Ross Wilkers


Cloudy market outlook makes forecasting a challenge for Raytheon Technologies

The macro-economic outlook continues to be so cloudy with COVID-19 and the commercial travel slump caused by the pandemic that Raytheon Technologies is still not ready to give a corporate-wide financial outlook.

Consider that their current expectation is for commercial air traffic to not get back to pre-coronavirus levels until 2023, RTC CEO Greg Hayes said during the company’s second quarter earnings call Tuesday.

Also look at how second quarter revenue totaled $14.1 billion, up nearly 24 percent over the prior year period. RTC did post a loss of $3.8 billion versus a $1.9 billion profit in the same quarter last year. Just about all of that loss is due to the commercial aerospace headwinds.
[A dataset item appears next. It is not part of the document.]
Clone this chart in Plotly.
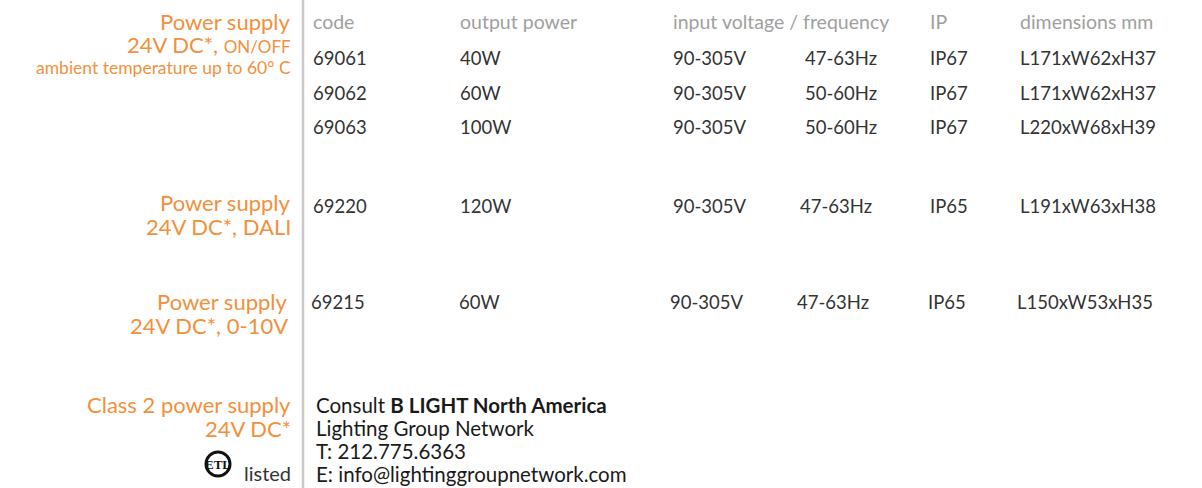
import plotly.graph_objects as go

# ---- data ----
headers = ["code", "output power", "input voltage / frequency", "IP", "dimensions mm"]
codes = ["69061", "69062", "69063", "69220", "69215"]
powers = ["40W", "60W", "100W", "120W", "60W"]
voltages = ["90-305V", "90-305V", "90-305V", "90-305V", "90-305V"]
freqs = ["47-63Hz", "50-60Hz", "50-60Hz", "47-63Hz", "47-63Hz"]
ips = ["IP67", "IP67", "IP67", "IP65", "IP65"]
dims = ["L171xW62xH37", "L171xW62xH37", "L220xW68xH39", "L191xW63xH38", "L150xW53xH35"]

group_titles = [
    ["Power supply", "24V DC*, <span style='font-size:17px'>ON/OFF</span>",
     "<span style='font-size:17.5px'>ambient temperature up to 60° C</span>"],
    ["Power supply", "24V DC*, DALI"],
    ["Power supply", "24V DC*, 0-10V"],
    ["Class 2 power supply", "24V DC*"],
]
contact = ["Consult <b>B LIGHT North America</b>", "Lighting Group Network",
           "T: 212.775.6363", "E: info@lightinggroupnetwork.com"]

# ---- layout positions (pixels) ----
W, H = 1202, 488
header_x = [313, 460, 673, 930, 1020]
header_y = 21
row_y = [58, 93, 127, 206, 302]
col_x = [
    [313, 460, 673, 805, 930, 1020],
    [313, 460, 673, 805, 930, 1020],
    [313, 460, 673, 805, 930, 1020],
    [313, 460, 673, 800, 930, 1020],
    [311, 459, 670, 797, 928, 1017],
]
group_y = [[21, 44, 67], [202, 226], [301, 325], [404, 428]]
group_right = [291, 291, 288, 291]
contact_x = 316
contact_y = [405, 428, 451, 474]

FONT = "Lato"
ORANGE = "#f3903c"
DARK = "#333333"
GREY = "#a0a0a0"

fig = go.Figure()
fig.add_trace(go.Scatter(x=[0, W], y=[0, H], mode="markers",
                         marker=dict(opacity=0), hoverinfo="skip", showlegend=False))

ann = []
for t, x in zip(headers, header_x):
    ann.append(dict(x=x, y=header_y, text=t, xanchor="left", yanchor="middle",
                    font=dict(family=FONT, size=19.5, color=GREY)))

for i in range(len(codes)):
    vals = [codes[i], powers[i], voltages[i], freqs[i], ips[i], dims[i]]
    for v, x in zip(vals, col_x[i]):
        ann.append(dict(x=x, y=row_y[i], text=v, xanchor="left", yanchor="middle",
                        font=dict(family=FONT, size=18.5, color=DARK)))

for lines, ys, xr in zip(group_titles, group_y, group_right):
    for t, y in zip(lines, ys):
        ann.append(dict(x=xr, y=y, text=t, xanchor="right", yanchor="middle",
                        font=dict(family=FONT, size=22, color=ORANGE)))

for t, y in zip(contact, contact_y):
    ann.append(dict(x=contact_x, y=y, text=t, xanchor="left", yanchor="middle",
                    font=dict(family=FONT, size=20.5, color="#1a1a1a")))

# "listed" with ETL mark
ann.append(dict(x=291, y=473, text="listed", xanchor="right", yanchor="middle",
                font=dict(family=FONT, size=20, color="#333333")))
ann.append(dict(x=218, y=464, text="<b>ETL</b>", xanchor="center", yanchor="middle",
                font=dict(family="Liberation Sans Narrow", size=13, color="#111111")))

for a in ann:
    a.update(xref="x", yref="y", showarrow=False, borderpad=0, borderwidth=0)

shapes = [
    dict(type="line", x0=303, x1=303, y0=0, y1=H, xref="x", yref="y",
         line=dict(color="#c9c9c9", width=2.5)),
    dict(type="circle", x0=206, x1=230, y0=452, y1=476, xref="x", yref="y",
         line=dict(color="#111111", width=3)),
]

fig.update_layout(
    width=W, height=H, margin=dict(l=0, r=0, t=0, b=0),
    paper_bgcolor="white", plot_bgcolor="white",
    xaxis=dict(range=[0, W], visible=False, fixedrange=True),
    yaxis=dict(range=[H, 0], visible=False, fixedrange=True),
    annotations=ann, shapes=shapes, showlegend=False,
)
fig.write_html("out.html", config={"displayModeBar": False},
               post_script="document.body.style.margin='0';document.body.style.overflow='hidden';")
Now what of the defense side of the house that is theoretically more insulated from economic headwinds? Especially since the thesis of the merger to create Raytheon Technologies was to have a roughly even balance of government and commercial work, which theoretically hedges against down cycles in either market?

“We know defense spending is not going up in the near term given the deficits that are out there,” Hayes said. “We don’t expect we’re going to see much growth in the defense budget at all.”

Hayes’ outlook is not specifically a forecast that defense budgets will go down significantly. In fact he later went on to say they are “not forecasting doom and gloom scenarios for defense in the next few years.”

But that outlook certainly is a strong suggestion to expect some sort of lid on military spending. Consider that legislation for economic relief and pandemic response such as the CARES Act and currently in-the-works HEALS Act all run a price tag into the trillions.

That cost has led some other government market CEOs to caution investors that pressure on federal spending is very much possible given the deficits will keep climbing if current trends hold. There is also a November election and what the outcomes from the presidential and congressional races could portend.

One aspect of operating in the defense market though is a backlog that gives multiple years of visibility even if the budgets change. RTC reported a defense backlog of $73.1 billion as of the second quarter’s end and a combined 1.2 book-to-bill ratio for its two business that operate almost solely in that market.

Hayes touted RTC’s presence in “those areas where we have real strength: the classified, the cyber and in the space businesses” with “lots of opportunity there.”

Also count Hayes as one of those who does not believe the environment changes all that much if control of the White House and/or Congress changes.

“We still think a strong national defense is a bipartisan issue,” Hayes added.